At the top of the page you'll see summary cards that break the result down at a glance: total matches, how many are High, Medium and Low confidence, plus any unmatched payments (money that left your account with no invoice yet) and unmatched invoices (bills with no payment yet).
Confidence levels
Every suggested match comes with a confidence badge so you know how much to trust it:
- High (green) — The app is very sure. This is when strong signals line up, for example the amount and the supplier's bank details both match, or the amount and the invoice number both match.
- Medium (amber) — A good candidate, but worth a quick look. For example the amount matches and the supplier name is similar, or the amount and date are close.
- Low (orange) — Only one strong signal lined up. Check these carefully before approving.
Tip: Use the filter tabs to focus your time. Needs Review gathers the Medium and Low matches that want a human eye, while Approved shows what you've already confirmed.
For each suggested pair you can see the transaction date, the bank counterparty, the amount that left your account, the invoice it's paired with, and a small indicator showing whether the two amounts are an exact match or differ slightly.
Approve a match, or mark it paid privately
When a suggestion is correct, click the green checkmark to approve it. That confirms the payment and the invoice belong together. If the app paired the wrong two items, click the red cross to reject it.
Sometimes a bill was paid from a personal account rather than the business account, so there's a genuine invoice but no matching business payment. For those, use Paid Privately. This records the invoice as paid from a personal account and creates a reimbursement record, so the money the company owes you back is tracked automatically. (You'll find the running total on the Reimbursements page.)
Bulk-approve the easy ones
You don't need to click through every High-confidence match by hand. When there are High-confidence matches waiting, a Bulk Approve button appears, showing how many it will confirm. Click it once to approve them all for the current business and quarter.
A good rhythm is: bulk-approve the High-confidence matches first to clear the obvious ones, then work through Needs Review for the Medium and Low matches that need your judgement.
It gets smarter the more you confirm
Matching learns from you. Every time you approve a match, the app remembers that this supplier on your bank statement goes with this creditor on your invoices. The next quarter, a payment from the same supplier is recognised straight away and matched with higher confidence — even if the bank description is written a little differently.

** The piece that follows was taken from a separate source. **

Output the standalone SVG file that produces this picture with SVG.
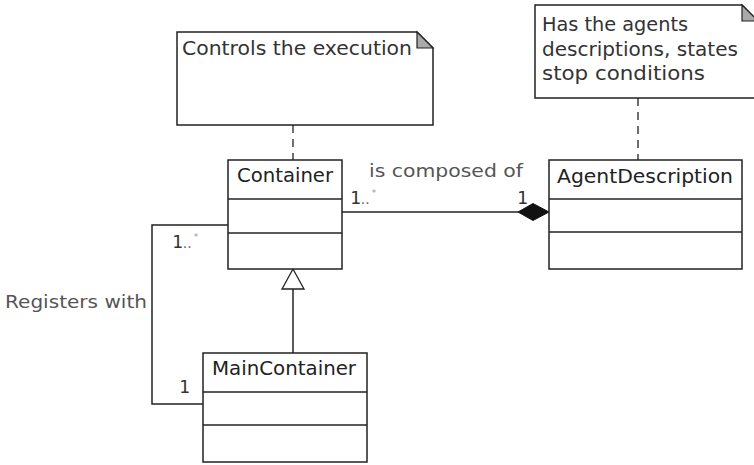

The same applies to expense categories: when you file a supplier under a category (say a lunchroom under Food), the app remembers, and similar transactions are sorted for you next time. Over a few quarters this means less and less manual work: the routine suppliers sort themselves, and you only spend time on the genuine exceptions.
This all happens quietly in the background using your own confirmations. There's nothing to switch on.
Discrepancies: what doesn't line up
Anything matching can't cleanly pair gets flagged as a discrepancy so it doesn't slip through. Each one is labelled in plain English:

- Invoice with no payment — There's a bill on file, but no bank payment matches it. Was it paid from a personal account, or is it still outstanding?
- Payment with no invoice — Money left your account, but there's no invoice for it. Upload the missing receipt, or note that it doesn't need one (for example, a transfer between your own accounts).
- Amount mismatch — A payment and an invoice were paired, but the amounts differ. Check for a part-payment, a rounding difference, or a BTW (VAT) discrepancy.
- Duplicate payment — More than one payment matched the same invoice. Was the bill accidentally paid twice, or is one of them a refund?
- Date far apart — The payment and the invoice are more than two months apart. Usually a late payment, but worth confirming it's the right pairing.
Resolving a discrepancy
- Open the Discrepancies view and pick the item you want to deal with.
- Read the plain-English description to see what the app noticed.
- Take the matching action: upload a missing receipt, mark an invoice as Paid Privately, or note that a transaction doesn't need an invoice.
- Add a short note if it helps explain the resolution, then mark it resolved.
Clearing discrepancies as you go keeps the quarter tidy. When you generate your quarterly export for your accountant, any discrepancies you've resolved (and any still open) are carried into the spreadsheet with your notes, so there's a clear trail of every decision. The goal is a quarter where every payment is matched and every exception has an explanation — which is exactly what makes the accountant hand-off painless.